Convolution 2D heuristic: algorithm selection

The convolution 2D (in short, conv2D) is certainly one of the most compute intensive and performance critical operators in ML workloads. This operator can be implemented with different algorithms, which differ in terms of accuracy, kernel size support, and additional memory required. Unfortunately, it does not exist a single algorithm that can be used in all scenarios to achieve the best performance. Therefore, the Arm Compute Library integrates an heuristic within the conv2d operators to select the most efficient algorithm, depending on input and kernel shapes and desired level of accuracy.

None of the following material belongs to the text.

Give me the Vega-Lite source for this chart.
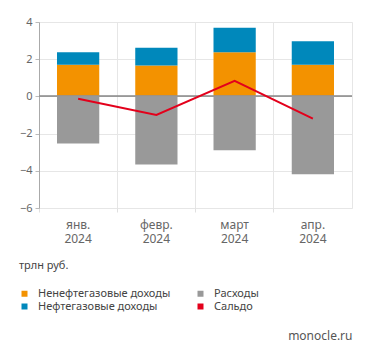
{
  "$schema": "https://vega.github.io/schema/vega-lite/v6.json",
  "width": 313,
  "height": 186,
  "autosize": {"type": "none"},
  "padding": {"left": 39, "top": 22, "right": 19, "bottom": 148},
  "config": {
    "view": {"stroke": "#e6e6e6"},
    "font": "Noto Sans",
    "axis": {"labelColor": "#666", "labelFont": "Noto Sans", "titleFont": "Noto Sans"},
    "legend": {"labelFont": "Noto Sans", "titleFont": "Noto Sans"}
  },
  "title": {
    "text": "monocle.ru",
    "orient": "bottom",
    "anchor": "end",
    "offset": 19,
    "fontSize": 12,
    "fontWeight": "normal",
    "color": "#555"
  },
  "data": {
    "values": [
      {"month": "янв. 2024", "series": "Ненефтегазовые доходы", "value": 1.70},
      {"month": "янв. 2024", "series": "Нефтегазовые доходы", "value": 0.68},
      {"month": "янв. 2024", "series": "Расходы", "value": -2.53},
      {"month": "янв. 2024", "series": "Сальдо", "value": -0.13},
      {"month": "февр. 2024", "series": "Ненефтегазовые доходы", "value": 1.66},
      {"month": "февр. 2024", "series": "Нефтегазовые доходы", "value": 0.95},
      {"month": "февр. 2024", "series": "Расходы", "value": -3.66},
      {"month": "февр. 2024", "series": "Сальдо", "value": -1.0},
      {"month": "март 2024", "series": "Ненефтегазовые доходы", "value": 2.38},
      {"month": "март 2024", "series": "Нефтегазовые доходы", "value": 1.31},
      {"month": "март 2024", "series": "Расходы", "value": -2.89},
      {"month": "март 2024", "series": "Сальдо", "value": 0.84},
      {"month": "апр. 2024", "series": "Ненефтегазовые доходы", "value": 1.70},
      {"month": "апр. 2024", "series": "Нефтегазовые доходы", "value": 1.26},
      {"month": "апр. 2024", "series": "Расходы", "value": -4.18},
      {"month": "апр. 2024", "series": "Сальдо", "value": -1.2}
    ]
  },
  "encoding": {
    "x": {
      "field": "month",
      "type": "nominal",
      "sort": ["янв. 2024", "февр. 2024", "март 2024", "апр. 2024"],
      "scale": {"paddingInner": 0, "paddingOuter": 0},
      "axis": {
        "title": null,
        "labelAngle": 0,
        "labelExpr": "split(datum.label, ' ')",
        "labelFontSize": 12,
        "labelLineHeight": 14,
        "labelPadding": 7,
        "bandPosition": 0,
        "grid": true,
        "gridColor": "#e6e6e6",
        "tickColor": "#e0e0e0",
        "tickSize": 4,
        "domain": false
      }
    },
    "y": {
      "field": "value",
      "type": "quantitative",
      "stack": "zero",
      "scale": {"domain": [-6, 4], "nice": false},
      "axis": {
        "title": null,
        "tickCount": 5,
        "labelOverlap": false,
        "labelFlush": false,
        "labelFontSize": 11,
        "labelPadding": 3,
        "tickSize": 4,
        "tickColor": "#bbb",
        "domainColor": "#aaa",
        "gridColor": "#e6e6e6"
      }
    },
    "color": {
      "field": "series",
      "type": "nominal",
      "scale": {
        "domain": ["Ненефтегазовые доходы", "Нефтегазовые доходы", "Расходы", "Сальдо"],
        "range": ["#f39200", "#0088bb", "#999999", "#e3001b"]
      },
      "legend": {
        "title": "трлн руб.",
        "titleFontSize": 11,
        "titleFontWeight": "normal",
        "titleColor": "#444",
        "titlePadding": 17,
        "orient": "none",
        "legendX": -20,
        "legendY": 238,
        "columns": 2,
        "columnPadding": 24,
        "rowPadding": 1,
        "symbolType": "square",
        "symbolSize": 36,
        "symbolStrokeWidth": 0,
        "labelFontSize": 11,
        "labelColor": "#444",
        "labelOffset": 8
      }
    }
  },
  "layer": [
    {
      "transform": [{"filter": "datum.series !== 'Сальдо'"}],
      "mark": {"type": "bar", "width": {"band": 0.54}},
      "encoding": {
        "order": {"field": "series", "sort": "ascending"}
      }
    },
    {
      "mark": {"type": "rule", "color": "#999", "strokeWidth": 1},
      "encoding": {"y": {"datum": 0}, "x": null, "color": null}
    },
    {
      "transform": [{"filter": "datum.series === 'Сальдо'"}],
      "mark": {"type": "line", "strokeWidth": 2},
      "encoding": {}
    }
  ]
}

The heuristic depends on the target backend (either NEON™ for Arm® CPUs or OpenCL for Arm® GPUs) and the following subsections will provide the main details behind the selection of the algorithm.

⚠ Attention: The heuristics presented in the following subsections will only refer to the NHWC data layout, which is the optimal and recommended layout for the Arm Compute Library.

Convolution 2D heuristic: Arm® Cortex®-based CPUs

The conv2d heuristic for Arm® Cortex®-based CPUs is inside the get_convolution_method() method in the CpuConv2d function. The algorithms used in the get_convolution_method() function are the following:

Direct-Conv2D
Im2Col+GeMM-based
Indirect-GeMM (a.k.a. GEMMCONV2D)
GeMM
Winograd

⚠ Attention: Winograd only works with floating-point data types (F32, F16)

The heuristic first checks less frequent cases that we may have in ML workloads for edge devices. These cases are the following:

Non unit dilation: We call Im2Col+GeMM
Large input and kernel shapes: We call Direct-Conv2D because it is the only algorithm that does not extra additionally temporary memory
Small Input-Feature-Maps (IFM): In this scenario, we have found that the GeMM implementation is generally the most efficient algorithm compared to Winograd and Indirect-GeMM

If we have a most frequent case, such as unit dilations, of larger IFM, we evaluate the following conditions instead:

Unit kernel size (1x1): In this scenario, the conv2d operations corresponds to a matrix multiplication and we call GeMM.
Winograd. Winograd only works with unit strides and supports a limited number of kernel sizes, such as 3x3, 3x1, 1x3, 5x1, 1x5 and 5x5
Indirect-GeMM: It should be used in all cases expect when the kernel size is 1x1 or when the IFM is small

If the preceding cases are not met, we will fall-back to the Im2Col+GeMM-based algorithm.

Convolution 2D heuristic: Arm® Mali™-based GPUs

The conv2d heuristic for Arm® Mali™-based GPUs is inside the get_convolution_method() method in the ClConv2d function.

The algorithms used in the get_convolution_method() function are the following:

Direct-Conv2D
Im2Col+GeMM-based
Indirect-GeMM
GeMM
Winograd

⚠ Attention: Winograd only works with floating-point data types (F32, F16)

The heuristic first checks less frequent cases that we may have in ML workloads for edge devices. These cases are the following:

Non unit dilation: We call Im2Col+GeMM
Large input and kernel shapes: We call Direct-Conv2D because it is the only algorithm that does not extra additionally temporary memory

In all the other cases, the GPU heuristic evaluates the suitability of Winograd and Direct-Conv2D/Indirect-Conv2D. In particular, Winograd is adopted when the convolution parameters (kernel size and strides) are supported by the algorithm and when the IFM is not small (for example, greater than 8). The conditions for using the Direct-Conv2D algorithms are several and we recommend you look at the heuristic directly. In general, the Direct-Conv2D operators is used in almost all cases where kernel size is not 1x1. The Indirect-GeMM algorithm is used in alternative to Direct-Conv2D only for Arm® Mali™-G77 GPU. If neither Winograd nor Direct-Conv2D can be used, we will fall-back to either GeMM (when the kernel size is 1x1) or the Im2Col+GeMM-based algorithm.